For any of you needing to make a trip to the DMV soon, try out this brand new service they offer: appointments. They're worth it, trust me. I wasn't aware they existed until two hours into the day or else I would have taken full advantage of them. But, if you are a poor soul who gets stuck waiting all day, bring hand sanitizer, headphones, snacks, a book, an iPad, a phone charger....something! And make sure you pee before hand (they don't have a bathroom).

Now, I'm officially an Okie. Although the DMV gives a terrible impression of Oklahoma, I'm still glad I can officially call this state home.

I scream, you scream...

We all scream for ice cream!

You know that noise kids make when they hear the ice cream truck? That's the noise I make when I hear the ice cream truck. In the summer of 1997, I was completely satisfied eating the always refreshing bomb pop or the Mario popsicle with a bubble gum nose (now-a-days Mario has been replaced by Sponge Bob Square Pants). Times have changed, my friends.

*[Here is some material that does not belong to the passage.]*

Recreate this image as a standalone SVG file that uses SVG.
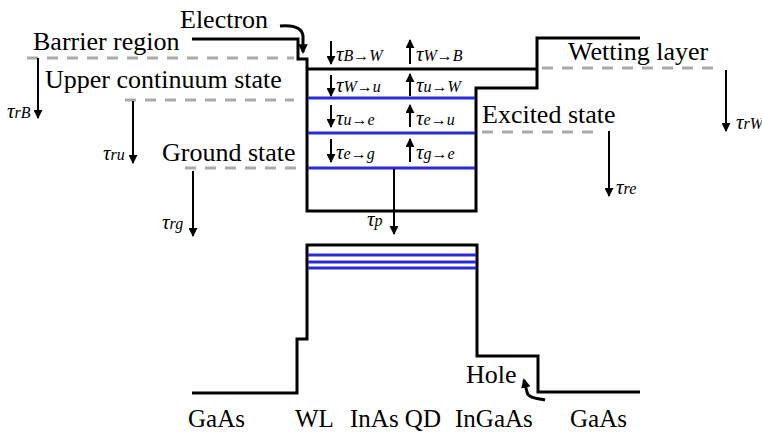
<svg xmlns="http://www.w3.org/2000/svg" width="762" height="435" viewBox="0 0 762 435">
<defs>
<marker id="ah" viewBox="0 0 10 10" refX="9" refY="5" markerWidth="4.5" markerHeight="4.5" orient="auto" markerUnits="strokeWidth">
<path d="M0,0 L10,5 L0,10 z" fill="#000"/>
</marker>
<marker id="ahc" viewBox="0 0 10 10" refX="8" refY="5" markerWidth="3.2" markerHeight="3.2" orient="auto" markerUnits="strokeWidth">
<path d="M0,0 L10,5 L0,10 z" fill="#000"/>
</marker>
</defs>
<style>
.band{fill:none;stroke:#000;stroke-width:3;stroke-linejoin:miter}
.lvl{stroke:#2a2ad6;stroke-width:3}
.dash{stroke:#aaaaaa;stroke-width:3;stroke-dasharray:11 9;fill:none}
.arr{stroke:#000;stroke-width:2;marker-end:url(#ah)}
.curve{fill:none;stroke:#000;stroke-width:3;marker-end:url(#ahc)}
text{font-family:'Liberation Serif','DejaVu Serif',serif;fill:#000}
.lab{font-size:26px}
.bot{font-size:25px}
.tau{font-style:italic;font-size:21px}
.sub{font-size:16px}
</style>
<rect width="762" height="435" fill="#fff"/>

<g id="conduction-band">
<polyline class="band" points="192,39 298,39 298,59 307,59 307,211 476,211 476,88 537,88 537,38 640,38"/>
<line class="band" x1="307" y1="69" x2="537" y2="69"/>
<line class="lvl" x1="308" y1="98" x2="475" y2="98"/>
<line class="lvl" x1="308" y1="133" x2="475" y2="133"/>
<line class="lvl" x1="308" y1="168" x2="475" y2="168"/>
</g>

<g id="valence-band">
<polyline class="band" points="192,393 297,393 297,339 307,339 307,245 477,245 477,356 538,356 538,392 640,392"/>
<line class="lvl" x1="308" y1="255" x2="476" y2="255"/>
<line class="lvl" x1="308" y1="262" x2="476" y2="262"/>
<line class="lvl" x1="308" y1="268" x2="476" y2="268"/>
</g>

<g id="barrier-region">
<text class="lab" x="33" y="50">Barrier region</text>
<line class="dash" x1="27" y1="58" x2="294" y2="58"/>
</g>
<g id="upper-continuum-state">
<text class="lab" x="45" y="88">Upper continuum state</text>
<line class="dash" x1="125" y1="100" x2="294" y2="100"/>
</g>
<g id="ground-state">
<text class="lab" x="162" y="161">Ground state</text>
<line class="dash" x1="185" y1="168" x2="303" y2="168"/>
</g>
<g id="wetting-layer">
<text class="lab" x="568" y="60">Wetting layer</text>
<line class="dash" x1="542" y1="68" x2="722" y2="68"/>
</g>
<g id="excited-state">
<text class="lab" x="482" y="123">Excited state</text>
<line class="dash" x1="482" y1="132" x2="594" y2="132"/>
</g>
<g id="electron">
<text class="lab" x="180" y="28">Electron</text>
</g>
<g id="hole">
<text class="lab" x="466" y="383">Hole</text>
</g>

<g id="connectors">
<path class="curve" d="M280,26 C292,25 302,27 303,36 L303,52"/>
<path class="curve" d="M545,400 C536,398 528,398 527,392 L524,380"/>

<line class="arr" x1="38" y1="58" x2="38" y2="118"/>
<line class="arr" x1="133" y1="101" x2="133" y2="163"/>
<line class="arr" x1="193" y1="171" x2="193" y2="236"/>
<line class="arr" x1="726" y1="70" x2="726" y2="131"/>
<line class="arr" x1="609" y1="131" x2="609" y2="196"/>
<line class="arr" x1="394" y1="169" x2="394" y2="234"/>

<line class="arr" x1="331" y1="41" x2="331" y2="64"/>
<line class="arr" x1="410" y1="64" x2="410" y2="40"/>
<line class="arr" x1="331" y1="75" x2="331" y2="96"/>
<line class="arr" x1="410" y1="96" x2="410" y2="74"/>
<line class="arr" x1="331" y1="105" x2="331" y2="127"/>
<line class="arr" x1="410" y1="127" x2="410" y2="105"/>
<line class="arr" x1="331" y1="139" x2="331" y2="162"/>
<line class="arr" x1="410" y1="162" x2="410" y2="139"/>
</g>

<g id="tau-labels">
<text class="tau" x="7" y="118">τ<tspan class="sub">rB</tspan></text>
<text class="tau" x="103" y="160">τ<tspan class="sub">ru</tspan></text>
<text class="tau" x="162" y="229">τ<tspan class="sub">rg</tspan></text>
<text class="tau" x="736" y="129">τ<tspan class="sub">rW</tspan></text>
<text class="tau" x="616" y="194">τ<tspan class="sub">re</tspan></text>
<text class="tau" x="367" y="226">τ<tspan class="sub">p</tspan></text>
<text class="tau" x="336" y="61">τ<tspan class="sub">B→W</tspan></text>
<text class="tau" x="416" y="61">τ<tspan class="sub">W→B</tspan></text>
<text class="tau" x="336" y="92">τ<tspan class="sub">W→u</tspan></text>
<text class="tau" x="416" y="92">τ<tspan class="sub">u→W</tspan></text>
<text class="tau" x="336" y="125">τ<tspan class="sub">u→e</tspan></text>
<text class="tau" x="416" y="125">τ<tspan class="sub">e→u</tspan></text>
<text class="tau" x="336" y="159">τ<tspan class="sub">e→g</tspan></text>
<text class="tau" x="416" y="159">τ<tspan class="sub">g→e</tspan></text>
</g>

<g id="material-labels">
<text class="bot" x="188" y="427">GaAs</text>
<text class="bot" x="295" y="427">WL</text>
<text class="bot" x="350" y="427">InAs QD</text>
<text class="bot" x="455" y="427">InGaAs</text>
<text class="bot" x="570" y="427">GaAs</text>
</g>
</svg>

Hi, hello, delicious. My taste buds will never be the same....ever. Allow me to introduce you to the best ice cream truck this side of the Mississippi: Roxy's Ice Cream Social.

The food truck epidemic is hitting Oklahoma City a good way. Think: the launch of the first iPhone or waterproof mascara. Food trucks are becoming the "cool thing" in cities nationwide, and OKC's lineup is top notch: Taste of Soul Egg Rolls, TOS Chicken and Waffles, Wild Al's, The Crepe Brewers, Moto Chef, Heo's Kitchen, Big Truck Tacos, Roxy's Ice Cream and more.

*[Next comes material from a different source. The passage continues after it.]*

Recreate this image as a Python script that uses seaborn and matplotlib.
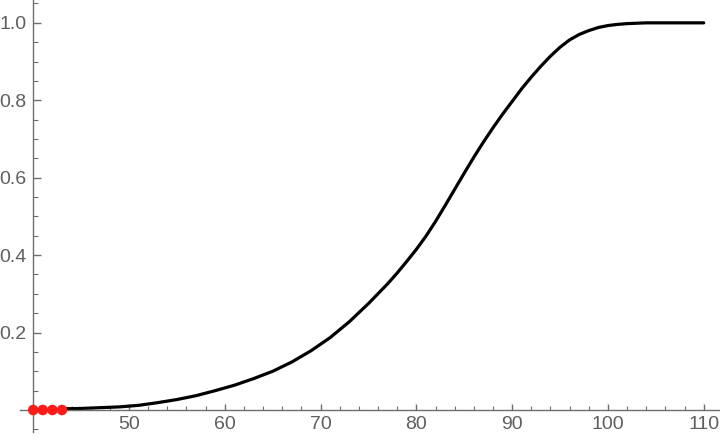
import numpy as np
import pandas as pd
import matplotlib
matplotlib.use("Agg")
import matplotlib.pyplot as plt
from matplotlib.ticker import FixedLocator
import seaborn as sns

# curve values
curve_x = [43, 45, 47, 49, 51, 53, 55, 57, 59, 61, 63, 65, 67, 69, 71, 73,
           75, 77, 78, 79, 80, 81, 82, 83, 84, 85, 86, 87, 88, 89, 90, 91,
           92, 93, 94, 95, 96, 97, 98, 99, 100, 101, 102, 103, 104, 110]
curve_y = [0.003, 0.004, 0.006, 0.008, 0.012, 0.019, 0.027, 0.037, 0.050,
           0.064, 0.081, 0.100, 0.124, 0.153, 0.187, 0.228, 0.275, 0.326,
           0.354, 0.384, 0.415, 0.449, 0.487, 0.528, 0.570, 0.612, 0.653,
           0.692, 0.729, 0.764, 0.797, 0.830, 0.860, 0.888, 0.914, 0.937,
           0.956, 0.970, 0.980, 0.988, 0.993, 0.996, 0.998, 0.999, 1.0, 1.0]

# red points on the axis
dots_x = [40, 41, 42, 43]
dots_y = [0, 0, 0, 0]

x_ticks = [50, 60, 70, 80, 90, 100, 110]
x_minor = [42, 44, 46, 48, 52, 54, 56, 58, 62, 64, 66, 68, 72, 74, 76, 78,
           82, 84, 86, 88, 92, 94, 96, 98, 102, 104, 106, 108]
y_ticks = [0.2, 0.4, 0.6, 0.8, 1.0]
y_labels = ["0.2", "0.4", "0.6", "0.8", "1.0"]
y_minor = [-0.05, 0.05, 0.1, 0.15, 0.25, 0.3, 0.35, 0.45, 0.5, 0.55, 0.65,
           0.7, 0.75, 0.85, 0.9, 0.95, 1.05]

curve = pd.DataFrame({"x": curve_x, "y": curve_y})
dots = pd.DataFrame({"x": dots_x, "y": dots_y})

sns.set_style("white")
plt.rcParams["font.family"] = ["Liberation Sans", "DejaVu Sans"]

axis_col = "#6e6e6e"
label_col = "#5f5f5f"

fig = plt.figure(figsize=(7.2, 4.4), dpi=100)
ax = fig.add_axes([0, 0, 1, 1])

sns.lineplot(data=curve, x="x", y="y", ax=ax, color="black", linewidth=2.3,
             estimator=None, sort=False)
sns.scatterplot(data=dots, x="x", y="y", ax=ax, color="#ff1a1a", s=58,
                edgecolor="none", zorder=5, clip_on=False)

ax.set_xlim(36.53, 111.7)
ax.set_ylim(-0.0775, 1.059)
ax.set_xlabel("")
ax.set_ylabel("")

# axes cross at (40, 0)
ax.spines["left"].set_position(("data", 40))
ax.spines["bottom"].set_position(("data", 0))
ax.spines["top"].set_visible(False)
ax.spines["right"].set_visible(False)
ax.spines["left"].set_bounds(-0.056, 1.059)
ax.spines["bottom"].set_bounds(38.6, 111.7)
for s in ("left", "bottom"):
    ax.spines[s].set_color(axis_col)
    ax.spines[s].set_linewidth(1.0)

ax.xaxis.set_major_locator(FixedLocator(x_ticks))
ax.xaxis.set_minor_locator(FixedLocator(x_minor))
ax.yaxis.set_major_locator(FixedLocator(y_ticks))
ax.yaxis.set_minor_locator(FixedLocator(y_minor))
ax.set_yticklabels(y_labels)

ax.tick_params(which="both", bottom=True, left=True, top=False, right=False)
ax.tick_params(axis="x", which="major", direction="in", length=4.5, width=1.0,
               color=axis_col, labelcolor=label_col, labelsize=14, pad=4)
ax.tick_params(axis="x", which="minor", direction="in", length=3, width=0.8,
               color=axis_col)
ax.tick_params(axis="y", which="major", direction="in", length=6, width=1.0,
               color=axis_col, labelcolor=label_col, labelsize=14, pad=5)
ax.tick_params(axis="y", which="minor", direction="in", length=3.6, width=0.8,
               color=axis_col)

plt.savefig("out.png", dpi=100)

This past weekend, Better Block OKC transformed the Farmer's Market District. Better Block is: "a community revitalization project that temporarily demonstrates how to improve a street with pedestrian and public infrastructure mixed with art, culture, pop-up business and street life." Basically, they put on a little festival to bring people in to the area. Things like this are why I love OKC.

After sampling some delicious, all-natural products from Urban Agrarian, I snagged cinnamon cream honey that is to die for and a tube of Cassidy's Concoctions 100% Natural Immunity Boost chap stick. I'm pretty picky when it comes to chap stick, and folks, this one is a winner (and to top it off, it tastes like Chai Tea Lattes... A+ for Cassidy!).

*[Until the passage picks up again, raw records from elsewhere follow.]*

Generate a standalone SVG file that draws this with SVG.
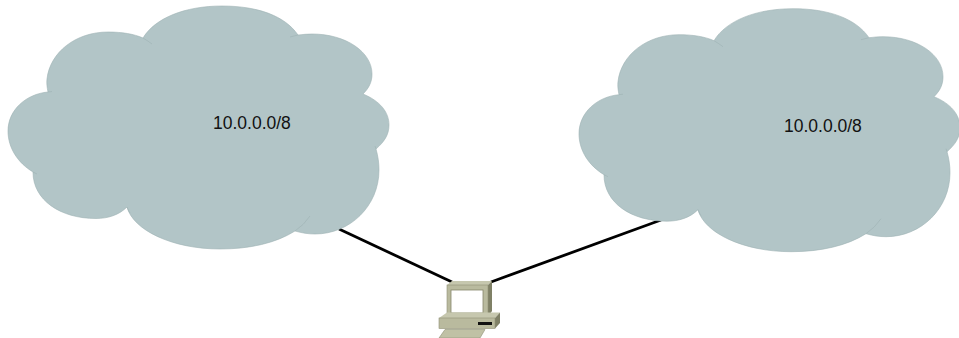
<svg xmlns="http://www.w3.org/2000/svg" width="959" height="338" viewBox="0 0 959 338">
<style>
.cloud{fill:#b2c5c7;stroke:#9db1b3;stroke-width:.6}
.tick{fill:none;stroke:#9db1b3;stroke-width:.6}
.lbl{font-family:"Liberation Sans",Arial,sans-serif;font-size:17.5px;fill:#111}
.link{stroke:#000;stroke-width:2.8;fill:none}
</style>
<defs>
<g id="cloudShape">
<path class="cloud" d="M143 38C155 18 185 6 222 6C258 6 285 16 298 35C303 34.500 307 34 312 34C346 34 372 52 372 74C372 82 369 88 363 94C380 101 389 112 389 125C389 135 384 142 376 149C378 156 379 163 379 170C379 206 350 234 315 234C308 234 302 233 295 231C276 243 250 249 220 249C172 249 133 230 127 207C119 215 108 218.500 96 218.500C60 218.500 33 200 33 172C18 163 8 148 8 131C8 110 26 94 48 92C47 87 46.500 83 47 79C50 52 76 32 108 32C122 32 134 34 143 38Z"/>
<path class="tick" d="M143 38Q148 41 152 44M290 37Q294 36 298 35M376 149L375 146M127 207Q128 210 130 213M295 231Q304 225 310 216M33 172L37 174M48 92L52 91.500"/>
</g>
</defs>
<g id="connectors">
<line class="link" x1="339" y1="229" x2="452" y2="282"/>
<line class="link" x1="661" y1="220" x2="491" y2="282"/>
</g>
<g id="cloud-left">
<use href="#cloudShape"/>
<text class="lbl" x="213" y="129">10.0.0.0/8</text>
</g>
<g id="cloud-right">
<use href="#cloudShape" x="571" y="2.7"/>
<text class="lbl" x="784" y="131.500">10.0.0.0/8</text>
</g>
<g id="computer">
<path d="M447 285L452 281H492L488 285Z" fill="#c6c7ae"/>
<path d="M488 285L492 281V311L488 317Z" fill="#7f8066"/>
<rect x="447" y="285" width="41" height="32" fill="#b9ba9e" stroke="#8f9076" stroke-width=".6"/>
<rect x="451" y="290" width="32" height="23" fill="#fff" stroke="#85866a" stroke-width=".8"/>
<path d="M439 318L447 312.500H500L495 318Z" fill="#c6c7ae"/>
<path d="M495 318L500 312.500V323L495 328.500Z" fill="#7f8066"/>
<rect x="439" y="318" width="56" height="10.500" fill="#b9ba9e" stroke="#8f9076" stroke-width=".6"/>
<rect x="478" y="322" width="14" height="3" fill="#111"/>
<path d="M445 329.500H485L480 338H439Z" fill="#c0c1a5" stroke="#8f9076" stroke-width=".6"/>
</g>
</svg>
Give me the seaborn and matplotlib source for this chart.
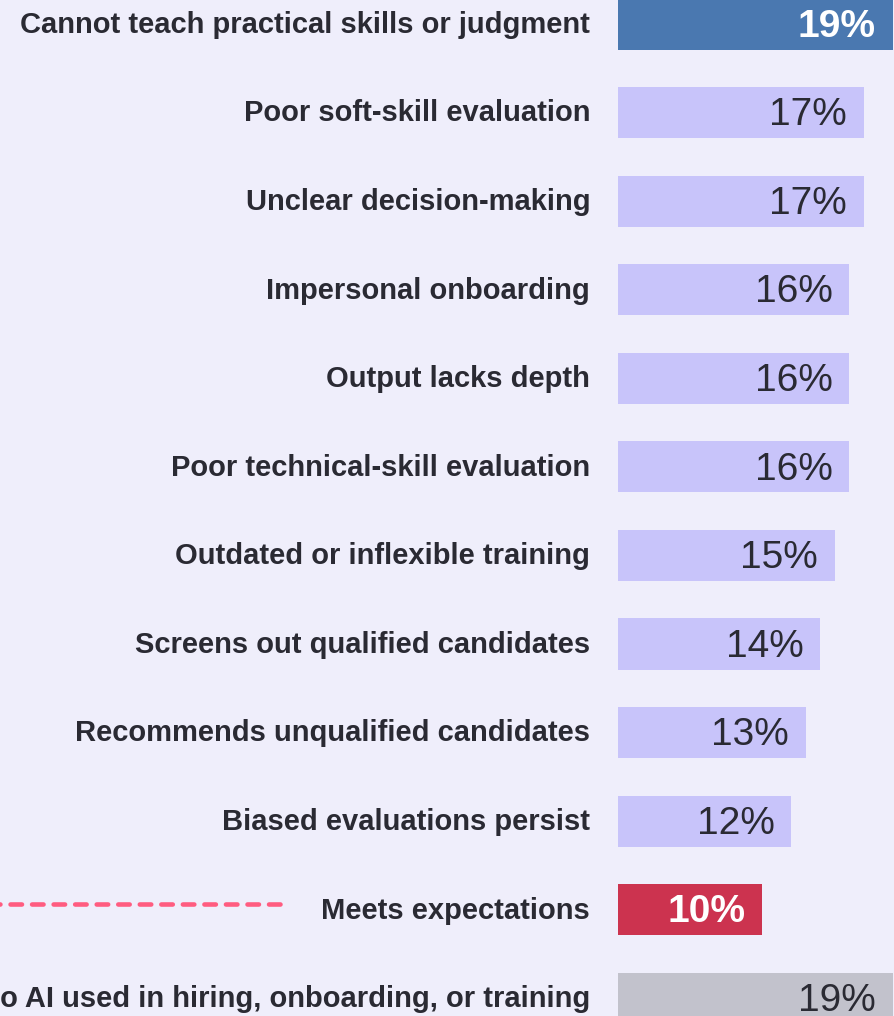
import matplotlib
matplotlib.use("Agg")
import matplotlib.pyplot as plt
import matplotlib.transforms as mtransforms
import seaborn as sns
import pandas as pd

categories = [
    "Cannot teach practical skills or judgment",
    "Poor soft-skill evaluation",
    "Unclear decision-making",
    "Impersonal onboarding",
    "Output lacks depth",
    "Poor technical-skill evaluation",
    "Outdated or inflexible training",
    "Screens out qualified candidates",
    "Recommends unqualified candidates",
    "Biased evaluations persist",
    "Meets expectations",
    "No AI used in hiring, onboarding, or training",
]
values = [19, 17, 17, 16, 16, 16, 15, 14, 13, 12, 10, 19]
bar_colors = ["#4a78b0"] + ["#c8c4fa"] * 9 + ["#cc334f", "#c2c2cc"]
label_colors = ["white"] + ["#2a2a33"] * 9 + ["white", "#2a2a33"]
label_weights = ["bold"] + ["normal"] * 9 + ["bold", "normal"]

BG = "#efeefb"
sns.set_theme(style="white")
plt.rcParams["font.family"] = ["Liberation Sans", "DejaVu Sans"]

W, H = 894, 1016
fig = plt.figure(figsize=(W / 100, H / 100), dpi=100, facecolor=BG)
ax = fig.add_axes([618 / W, 0, 274.5 / W, 1])
ax.set_facecolor(BG)

df = pd.DataFrame({"cat": categories, "val": values})
sns.barplot(data=df, y="cat", x="val", hue="cat", palette=bar_colors,
            legend=False, width=0.576, orient="h", ax=ax, saturation=1,
            linewidth=0, edgecolor="none")

ax.set_xlim(0, 19)
ax.set_ylim(11.2, -0.271)
for s in ax.spines.values():
    s.set_visible(False)
ax.set_xticks([])
ax.set_xlabel("")
ax.set_ylabel("")
ax.tick_params(axis="y", length=0, pad=20)
ax.set_yticks(range(len(categories)))
ax.set_yticklabels(categories, fontsize=21, fontweight="bold", color="#2a2a33")
shift = mtransforms.ScaledTranslation(0, 1.5 / 72, fig.dpi_scale_trans)
for lbl in ax.get_yticklabels():
    lbl.set_transform(lbl.get_transform() + shift)

for i, (v, c, w) in enumerate(zip(values, label_colors, label_weights)):
    ax.text(v - 1.15, i + 0.03, f"{v}%", ha="right", va="center",
            fontsize=28, color=c, fontweight=w)

# dashed reference line next to "Meets expectations" (drawn right-to-left so it ends on a full dash)
idx = categories.index("Meets expectations")
trans = mtransforms.blended_transform_factory(fig.transFigure, ax.transData)
ax.plot([280 / W, -10 / W], [idx - 0.07, idx - 0.07], transform=trans, color="#ff5c80",
        lw=3.3, dashes=(2.5, 2.2), dash_capstyle="round", clip_on=False)

fig.savefig("out.png", dpi=100, facecolor=BG)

Ok, ok. Back to the ice cream. Cole and I hit up Better Block around lunch time, so naturally we were hungry. Food trucks to the rescue! Cole got a Mediterranean crepe from The Crepe Brewers, but my inner-fat kid took over. I had ice cream for lunch. Go ahead and make your Pillsbury Dough Boy jokes - it was worth every single calorie. It was literally the best thing I have ever eaten. Peaches and Creme, made with fresh, Oklahoma peaches from Urban Agrarian. It was just so.....peachy! Holy smokes, Batman, I was in heaven. It was so good that we had to track down Roxy's via Twitter the following day to get more (the salted caramel was pretty darn tasty, too, just sayin'). Sorry Blue Bell, there's a new sheriff in town. 

As any 20-something, social media butterfly would do, I had to Instagram my happiness. I also tweeted, "It's never too cold for the best ice cream to ever touch my lips! Thanks, @roxysokc #peachykeen"

(yes, it was freezing cold outside, in MAY! I'm not OK with this.)

Roxy's re-tweeted me.  Just another reason I love supporting local businesses and calling OKC home. Customer satisfaction through social media? Its the second fastest way to win my heart (next to my taste buds, of course) - Roxy's, FTW.

Now if it would only warm up so I can enjoy my ice cream without goosebumps!